Why does life have to be so cruel sometimes? I really wish I could like him. I hate hurting people! Why when people care about others can't they just both care about each other?! This one sided crap is killing us all. It's making us bitter, but the thing is is that someday I really do believe that Adam will find a girl who loves everything about him. I told him that I don't care what he does if we're just friends, but there are just some things I'm not willing to accept and I'm also not willing to ask him to change.
Is it weird I won't just ask him to change? I feel like being with Adam and not having him smoke would be like me being with a completely different person. =(
I got on facebook tonight and honestly like 10 out of 15 people's Facebook statuses are always something like, "hates haters," "hates bitches," "people should stop talking shit," "hates sluts," and all this other stuff. How the fuck can they say that when they are the people that turn around and just talk so much shit on others anyway? People are so fucking hypocritical. I can't handle it. Honestly. Then the other 5 Facebook statuses are like sentimental lyrics that say lame ass things like, "is doing this for me," "is not getting into drama anymore," and stuff that we all know will just never happen. Let's be honest with ourselves. Talking shit is what we do best. We're humans.
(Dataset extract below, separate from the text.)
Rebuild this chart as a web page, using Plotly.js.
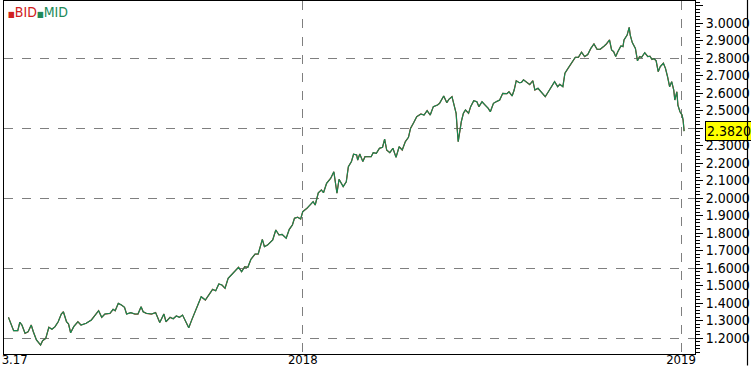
<!DOCTYPE html>
<html>
<head>
<meta charset="utf-8">
<script src="https://cdn.plot.ly/plotly-3.0.1.min.js"></script>
<style>
  html, body { margin: 0; padding: 0; background: #ffffff; overflow: hidden; }
  #chart { width: 751px; height: 368px; }
</style>
</head>
<body>
<div id="chart"></div>
<script>
// ---- data ----
const dates = [
  "2017-03-23","2017-03-26","2017-03-28","2017-04-01","2017-04-03","2017-04-05","2017-04-08","2017-04-11","2017-04-14","2017-04-16",
  "2017-04-19","2017-04-23","2017-04-25","2017-04-28","2017-05-01","2017-05-04","2017-05-07","2017-05-10","2017-05-13","2017-05-15",
  "2017-05-18","2017-05-20","2017-05-22","2017-05-25","2017-05-29","2017-06-01","2017-06-06","2017-06-11","2017-06-16","2017-06-18",
  "2017-06-21","2017-06-24","2017-06-29","2017-07-02","2017-07-04","2017-07-07","2017-07-10","2017-07-13","2017-07-15","2017-07-19",
  "2017-07-23","2017-07-26","2017-07-29","2017-07-31","2017-08-03","2017-08-08","2017-08-12","2017-08-16","2017-08-20","2017-08-22",
  "2017-08-26","2017-08-29","2017-09-01","2017-09-04","2017-09-07","2017-09-10","2017-09-13","2017-09-16","2017-09-19","2017-09-22",
  "2017-09-25","2017-09-29","2017-10-03","2017-10-06","2017-10-09","2017-10-12","2017-10-15","2017-10-18","2017-10-21","2017-10-24",
  "2017-10-27","2017-10-31","2017-11-03","2017-11-06","2017-11-09","2017-11-12","2017-11-16","2017-11-19","2017-11-23","2017-11-25",
  "2017-11-28","2017-12-03","2017-12-06","2017-12-09","2017-12-12","2017-12-16","2017-12-19","2017-12-22","2017-12-24","2017-12-27",
  "2017-12-30","2018-01-01","2018-01-05","2018-01-08","2018-01-11","2018-01-13","2018-01-16","2018-01-19","2018-01-21","2018-01-24",
  "2018-01-28","2018-01-31","2018-02-03","2018-02-05","2018-02-09","2018-02-12","2018-02-14","2018-02-17","2018-02-19","2018-02-22",
  "2018-02-23","2018-02-25","2018-02-28","2018-03-02","2018-03-05","2018-03-08","2018-03-10","2018-03-13","2018-03-16","2018-03-19",
  "2018-03-21","2018-03-23","2018-03-26","2018-03-29","2018-04-01","2018-04-04","2018-04-07","2018-04-10","2018-04-13","2018-04-15",
  "2018-04-18","2018-04-21","2018-04-25","2018-04-28","2018-05-01","2018-05-04","2018-05-07","2018-05-11","2018-05-13","2018-05-17",
  "2018-05-20","2018-05-22","2018-05-25","2018-05-27","2018-05-29","2018-05-30","2018-05-31","2018-06-02","2018-06-03","2018-06-05",
  "2018-06-07","2018-06-10","2018-06-12","2018-06-15","2018-06-18","2018-06-20","2018-06-23","2018-06-26","2018-06-29","2018-07-01",
  "2018-07-04","2018-07-07","2018-07-10","2018-07-13","2018-07-17","2018-07-19","2018-07-22","2018-07-24","2018-07-26","2018-07-29",
  "2018-07-31","2018-08-02","2018-08-08","2018-08-11","2018-08-13","2018-08-16","2018-08-19","2018-08-23","2018-08-26","2018-08-29",
  "2018-09-01","2018-09-04","2018-09-06","2018-09-09","2018-09-11","2018-09-14","2018-09-17","2018-09-21","2018-09-24","2018-09-27",
  "2018-09-30","2018-10-03","2018-10-06","2018-10-09","2018-10-12","2018-10-15","2018-10-19","2018-10-21","2018-10-24","2018-10-26",
  "2018-10-28","2018-10-30","2018-11-01","2018-11-04","2018-11-06","2018-11-07","2018-11-10","2018-11-12","2018-11-13","2018-11-15",
  "2018-11-18","2018-11-20","2018-11-22","2018-11-24","2018-11-27","2018-11-30","2018-12-02","2018-12-04","2018-12-06","2018-12-08",
  "2018-12-10","2018-12-12","2018-12-15","2018-12-17","2018-12-19","2018-12-21","2018-12-23","2018-12-25","2018-12-26","2018-12-28",
  "2018-12-29","2018-12-31","2019-01-02","2019-01-03","2019-01-04"
];

const midValues = [
  1.318,1.265,1.242,1.242,1.290,1.274,1.227,1.236,1.274,1.236,
  1.189,1.160,1.185,1.198,1.261,1.250,1.265,1.293,1.337,1.350,
  1.293,1.280,1.230,1.265,1.293,1.274,1.284,1.303,1.341,1.356,
  1.318,1.337,1.341,1.364,1.356,1.398,1.389,1.375,1.337,1.345,
  1.337,1.337,1.379,1.350,1.341,1.337,1.345,1.288,1.337,1.293,
  1.318,1.310,1.326,1.318,1.331,1.293,1.259,1.305,1.350,1.389,
  1.436,1.417,1.455,1.478,1.470,1.509,1.503,1.484,1.541,1.560,
  1.579,1.604,1.579,1.607,1.604,1.650,1.680,1.680,1.764,1.722,
  1.731,1.760,1.817,1.789,1.792,1.770,1.821,1.846,1.884,1.890,
  1.880,1.922,1.941,1.960,1.979,1.960,2.030,2.046,2.030,2.084,
  2.113,2.150,2.027,2.107,2.065,2.093,2.179,2.208,2.250,2.246,
  2.217,2.251,2.208,2.236,2.236,2.236,2.259,2.255,2.284,2.290,
  2.337,2.274,2.259,2.284,2.232,2.293,2.274,2.322,2.347,2.398,
  2.430,2.465,2.480,2.474,2.499,2.474,2.522,2.531,2.541,2.583,
  2.545,2.564,2.579,2.522,2.484,2.398,2.322,2.398,2.436,2.484,
  2.503,2.484,2.522,2.556,2.550,2.522,2.550,2.531,2.512,2.493,
  2.541,2.551,2.560,2.598,2.596,2.607,2.583,2.617,2.670,2.659,
  2.660,2.675,2.648,2.670,2.617,2.627,2.607,2.579,2.607,2.636,
  2.665,2.636,2.650,2.636,2.713,2.741,2.770,2.804,2.804,2.833,
  2.808,2.820,2.855,2.880,2.850,2.850,2.869,2.880,2.903,2.846,
  2.836,2.808,2.836,2.869,2.865,2.903,2.931,2.975,2.931,2.888,
  2.855,2.784,2.808,2.804,2.830,2.808,2.810,2.792,2.796,2.784,
  2.722,2.751,2.770,2.741,2.693,2.636,2.665,2.617,2.560,2.607,
  2.531,2.493,2.474,2.446,2.382
];
// BID is indistinguishable from MID at this resolution
const bidValues = midValues;

const seriesNames = ["BID", "MID"];
const xTickDates = ["2018-01-01", "2019-01-01"];
const xTickLabels = ["2018", "2019"];
const startTickDate = ["2017-03-29"];
const startTickLabel = ["3.17"];

// ---- styling ----
const FONT = "Liberation Sans Narrow, DejaVu Sans Condensed, Arial Narrow, sans-serif";
const RED = "#b02a1a";
const GREEN = "#138a52";
const yRange = [1.1086, 3.1257];
const xRange = ["2017-03-18 17:00", "2019-01-14 12:00"];
const plotDomainEnd = 691 / 744;   // plot area ends where the price scale begins

const traces = [
  { type: "scatter", mode: "lines", name: seriesNames[0], x: dates, y: bidValues,
    xaxis: "x", yaxis: "y", line: { color: RED, width: 1.25 }, hoverinfo: "skip" },
  { type: "scatter", mode: "lines", name: seriesNames[1], x: dates, y: midValues,
    xaxis: "x2", yaxis: "y2", line: { color: GREEN, width: 1.1 }, hoverinfo: "skip" }
];

const lastVal = midValues[midValues.length - 1];
const xTickFont = { family: FONT, size: 13, color: "#000000" };

const layout = {
  width: 751, height: 368,
  margin: { l: 4, r: 3, t: 1, b: 14 },
  paper_bgcolor: "#ffffff", plot_bgcolor: "#ffffff",
  showlegend: false,
  font: { family: FONT, size: 14, color: "#000000" },
  xaxis: {
    type: "date", range: xRange, domain: [0, plotDomainEnd],
    tickmode: "array", tickvals: xTickDates, ticktext: xTickLabels,
    ticks: "", ticklen: 0, ticklabelstandoff: -7,
    showgrid: true, gridcolor: "#7f7f7f", griddash: "dash", gridwidth: 1,
    showline: true, linecolor: "#000000", linewidth: 1, mirror: true,
    zeroline: false, tickfont: xTickFont
  },
  xaxis2: {
    type: "date", range: xRange, domain: [0, plotDomainEnd], overlaying: "x", anchor: "y",
    tickmode: "array", tickvals: startTickDate, ticktext: startTickLabel,
    ticks: "", ticklen: 0, ticklabelstandoff: -4,
    showgrid: false, showline: false, zeroline: false,
    tickfont: xTickFont
  },
  yaxis: {
    range: yRange, side: "right",
    tick0: 1.2, dtick: 0.1, tickformat: ".4f",
    ticks: "outside", ticklen: 7, tickcolor: "#000000", tickwidth: 1,
    minor: { dtick: 0.02, tick0: 1.2, ticks: "outside", ticklen: 4, tickcolor: "#000000", showgrid: false },
    showgrid: false, zeroline: false,
    showline: true, linecolor: "#000000", linewidth: 1, mirror: true,
    tickfont: { family: FONT, size: 14, color: "#000000" }
  },
  yaxis2: {
    range: yRange, overlaying: "y", side: "right",
    tick0: 1.2, dtick: 0.4, showticklabels: false, ticks: "",
    showgrid: true, gridcolor: "#7f7f7f", griddash: "dash", gridwidth: 1,
    zeroline: false, showline: false
  },
  annotations: [
    { xref: "paper", yref: "paper", x: 0, y: 1, xanchor: "left", yanchor: "top",
      xshift: 2, yshift: -1, showarrow: false, align: "left",
      font: { family: FONT, size: 14 },
      text: '<span style="color:' + "#d02020" + '"><span style="font-size:8px">■</span>' + seriesNames[0] + '</span>' +
            '<span style="color:' + "#208a58" + '"><span style="font-size:8px">■</span>' + seriesNames[1] + '</span>' },
    { xref: "paper", yref: "y", x: plotDomainEnd, y: lastVal, xanchor: "left", yanchor: "middle",
      xshift: 10, showarrow: false, text: lastVal.toFixed(4),
      bgcolor: "#ffff00", bordercolor: "#000000", borderwidth: 1, borderpad: 1,
      font: { family: FONT, size: 14, color: "#000000" } },
    // outer frame line on the right of the price scale
    { xref: "paper", yref: "paper", x: 1, y: 1, xshift: -0.5, yshift: 1, text: "",
      showarrow: true, arrowhead: 0, arrowwidth: 1.2, arrowcolor: "#000000",
      axref: "pixel", ayref: "pixel", ax: 0, ay: 370, standoff: 0, startstandoff: 0 }
  ]
};

Plotly.newPlot("chart", traces, layout, { staticPlot: true, displayModeBar: false });
</script>
</body>
</html>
We basically all have a little manipulative bitch in us, in some people, however, it's just more prominent.
I just am so sick of society right now. In sociology we are learning about how basically every decision we make, we're not making. Society is making it for us. It's the absolute truth. Who we date, where we go to school, what clothes we wear, and even what type of food we eat is all dictated by what others around us are doing. Stop and think about that for a second. The people that we read about in our history books and admire as the pioneers of new social ideas or inventors of a life-changing thing are the people that dared to go beyond their sociological boundaries. Martin Luther King Jr. didn't fight for African American rights because society was looking for it. The majority of society wasn't even ready for that type of leader, but he did it because he truly believed in equality and the power of a cohesive people.
We stand here so divided. We are divided by words, by lies, and even by some truths, but we're all people. We all breathe the same air and share the same sky. Let it be. Let that rumor you just heard be. Let the thought you just had stay in your mind. Let the negative comments be. Let the sarcasm be. Let the cruelty be. Let the arrogance be. We're all people, and well just need to let it be.